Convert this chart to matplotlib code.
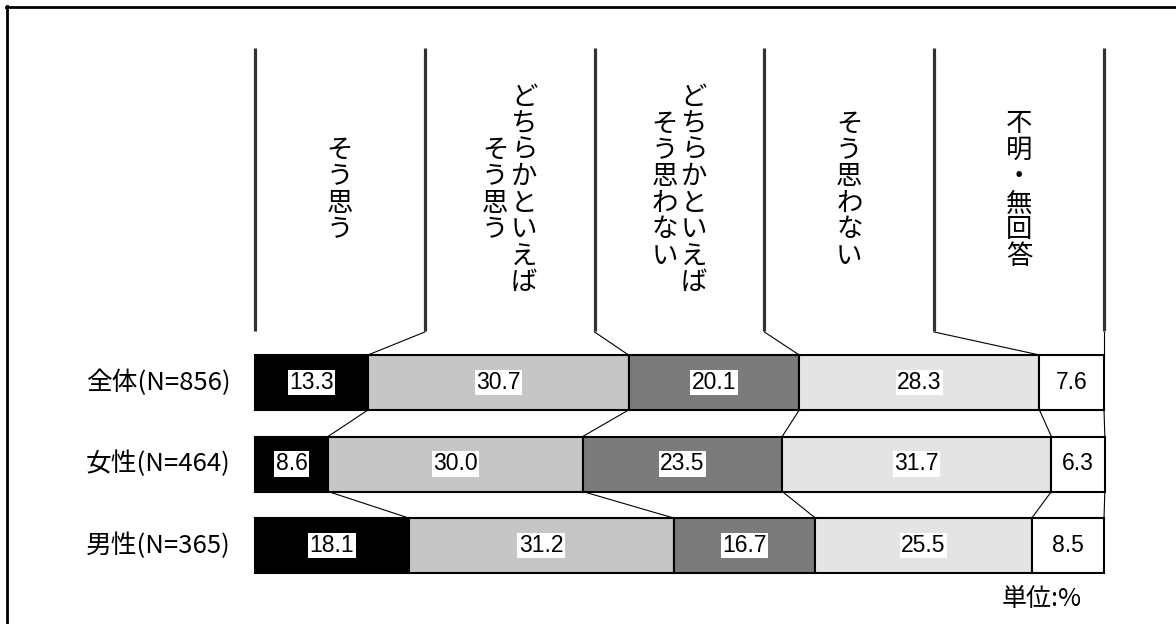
import numpy as np
from matplotlib import pyplot as plt
from matplotlib.lines import Line2D

# data
groups = ['全体(N=856)', '女性(N=464)', '男性(N=365)']
answers = [['そう思う'],
           ['どちらかといえば', 'そう思う'],
           ['どちらかといえば', 'そう思わない'],
           ['そう思わない'],
           ['不明・無回答']]
sou_omou = [13.3, 8.6, 18.1]
dochira_omou = [30.7, 30.0, 31.2]
dochira_omowanai = [20.1, 23.5, 16.7]
sou_omowanai = [28.3, 31.7, 25.5]
fumei = [7.6, 6.3, 8.5]
unit_label = '単位:%'

series = [sou_omou, dochira_omou, dochira_omowanai, sou_omowanai, fumei]
colors = ['#000000', '#c6c6c6', '#7b7b7b', '#e4e4e4', '#ffffff']

jp = ['Noto Sans CJK JP', 'DejaVu Sans']
num = ['Liberation Sans', 'DejaVu Sans']

W, H = 1176, 624
fig = plt.figure(figsize=(W / 100, H / 100), dpi=100)
ax = fig.add_axes([255 / W, 0, 849 / W, 1])
ax.set_xlim(0, 100)
ax.set_ylim(H, 0)  # y in pixel units
ax.axis('off')

row_y = 382.5 + 81.5 * np.arange(len(groups))
bar_h = 55

left = np.zeros(len(groups))
cums = []
for vals, c in zip(series, colors):
    vals = np.array(vals)
    ax.barh(row_y, vals, left=left, height=bar_h, color=c,
            edgecolor='black', linewidth=1.5, clip_on=False)
    for y, l, v in zip(row_y, left, vals):
        ax.text(l + v / 2, y, '{:.1f}'.format(v), ha='center', va='center',
                fontsize=16.5, family=num, color='black',
                bbox=dict(facecolor='white', edgecolor='none', pad=1.0))
    left = left + vals
    cums.append(left.copy())
cums = np.array(cums)  # shape (answers, groups)

# header columns
n = len(answers)
div = np.linspace(0, 100, n + 1)
head_top, head_bot = 48, 331
for d in div:
    ax.plot([d, d], [head_top, head_bot], color='#333333', lw=2.3,
            solid_capstyle='butt', clip_on=False)

pitch = 26.5
text_cy = 190
for k, cols in enumerate(answers):
    cx = (div[k] + div[k + 1]) / 2
    ncol = len(cols)
    for j, col in enumerate(cols):
        # first string is the rightmost column (vertical writing)
        off_px = ((ncol - 1) / 2 - j) * 29
        x = cx + off_px / 8.49
        m = len(col)
        for i, ch in enumerate(col):
            y = text_cy + (i - (m - 1) / 2) * pitch
            ax.text(x, y, ch, ha='center', va='center', fontsize=19,
                    family=jp, color='black')

# connectors from header to first bar
top0 = row_y[0] - bar_h / 2
for k in range(1, n + 1):
    ax.plot([div[k], cums[k - 1, 0]], [head_bot + 1, top0], color='black',
            lw=0.8, clip_on=False)

# connectors between bars
for r in range(len(groups) - 1):
    yb = row_y[r] + bar_h / 2
    yt = row_y[r + 1] - bar_h / 2
    for k in range(n):
        ax.plot([cums[k, r], cums[k, r + 1]], [yb, yt], color='black',
                lw=0.8, clip_on=False)

# group labels
for y, g in zip(row_y, groups):
    ax.text(-2.85, y, g, ha='right', va='center', fontsize=18.5, family=jp)

ax.text(97.4, 599, unit_label, ha='right', va='center', fontsize=18,
        family=jp)

# outer frame (left and top edges)
fig.add_artist(Line2D([7 / W, 7 / W], [0, 1 - 6 / H], color='black', lw=2))
fig.add_artist(Line2D([6 / W, 1], [1 - 7 / H, 1 - 7 / H], color='black', lw=2))

plt.savefig('out.png', dpi=100)
plt.close()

» EXERCISE DESCRIPTION: Reproduce the data above in full, exactly as it is, with the pictures left out.

» SOLVED PROBLEM:
Convert this chart to matplotlib code.
import numpy as np
from matplotlib import pyplot as plt
from matplotlib.lines import Line2D

# data
groups = ['全体(N=856)', '女性(N=464)', '男性(N=365)']
answers = [['そう思う'],
           ['どちらかといえば', 'そう思う'],
           ['どちらかといえば', 'そう思わない'],
           ['そう思わない'],
           ['不明・無回答']]
sou_omou = [13.3, 8.6, 18.1]
dochira_omou = [30.7, 30.0, 31.2]
dochira_omowanai = [20.1, 23.5, 16.7]
sou_omowanai = [28.3, 31.7, 25.5]
fumei = [7.6, 6.3, 8.5]
unit_label = '単位:%'

series = [sou_omou, dochira_omou, dochira_omowanai, sou_omowanai, fumei]
colors = ['#000000', '#c6c6c6', '#7b7b7b', '#e4e4e4', '#ffffff']

jp = ['Noto Sans CJK JP', 'DejaVu Sans']
num = ['Liberation Sans', 'DejaVu Sans']

W, H = 1176, 624
fig = plt.figure(figsize=(W / 100, H / 100), dpi=100)
ax = fig.add_axes([255 / W, 0, 849 / W, 1])
ax.set_xlim(0, 100)
ax.set_ylim(H, 0)  # y in pixel units
ax.axis('off')

row_y = 382.5 + 81.5 * np.arange(len(groups))
bar_h = 55

left = np.zeros(len(groups))
cums = []
for vals, c in zip(series, colors):
    vals = np.array(vals)
    ax.barh(row_y, vals, left=left, height=bar_h, color=c,
            edgecolor='black', linewidth=1.5, clip_on=False)
    for y, l, v in zip(row_y, left, vals):
        ax.text(l + v / 2, y, '{:.1f}'.format(v), ha='center', va='center',
                fontsize=16.5, family=num, color='black',
                bbox=dict(facecolor='white', edgecolor='none', pad=1.0))
    left = left + vals
    cums.append(left.copy())
cums = np.array(cums)  # shape (answers, groups)

# header columns
n = len(answers)
div = np.linspace(0, 100, n + 1)
head_top, head_bot = 48, 331
for d in div:
    ax.plot([d, d], [head_top, head_bot], color='#333333', lw=2.3,
            solid_capstyle='butt', clip_on=False)

pitch = 26.5
text_cy = 190
for k, cols in enumerate(answers):
    cx = (div[k] + div[k + 1]) / 2
    ncol = len(cols)
    for j, col in enumerate(cols):
        # first string is the rightmost column (vertical writing)
        off_px = ((ncol - 1) / 2 - j) * 29
        x = cx + off_px / 8.49
        m = len(col)
        for i, ch in enumerate(col):
            y = text_cy + (i - (m - 1) / 2) * pitch
            ax.text(x, y, ch, ha='center', va='center', fontsize=19,
                    family=jp, color='black')

# connectors from header to first bar
top0 = row_y[0] - bar_h / 2
for k in range(1, n + 1):
    ax.plot([div[k], cums[k - 1, 0]], [head_bot + 1, top0], color='black',
            lw=0.8, clip_on=False)

# connectors between bars
for r in range(len(groups) - 1):
    yb = row_y[r] + bar_h / 2
    yt = row_y[r + 1] - bar_h / 2
    for k in range(n):
        ax.plot([cums[k, r], cums[k, r + 1]], [yb, yt], color='black',
                lw=0.8, clip_on=False)

# group labels
for y, g in zip(row_y, groups):
    ax.text(-2.85, y, g, ha='right', va='center', fontsize=18.5, family=jp)

ax.text(97.4, 599, unit_label, ha='right', va='center', fontsize=18,
        family=jp)

# outer frame (left and top edges)
fig.add_artist(Line2D([7 / W, 7 / W], [0, 1 - 6 / H], color='black', lw=2))
fig.add_artist(Line2D([6 / W, 1], [1 - 7 / H, 1 - 7 / H], color='black', lw=2))

plt.savefig('out.png', dpi=100)
plt.close()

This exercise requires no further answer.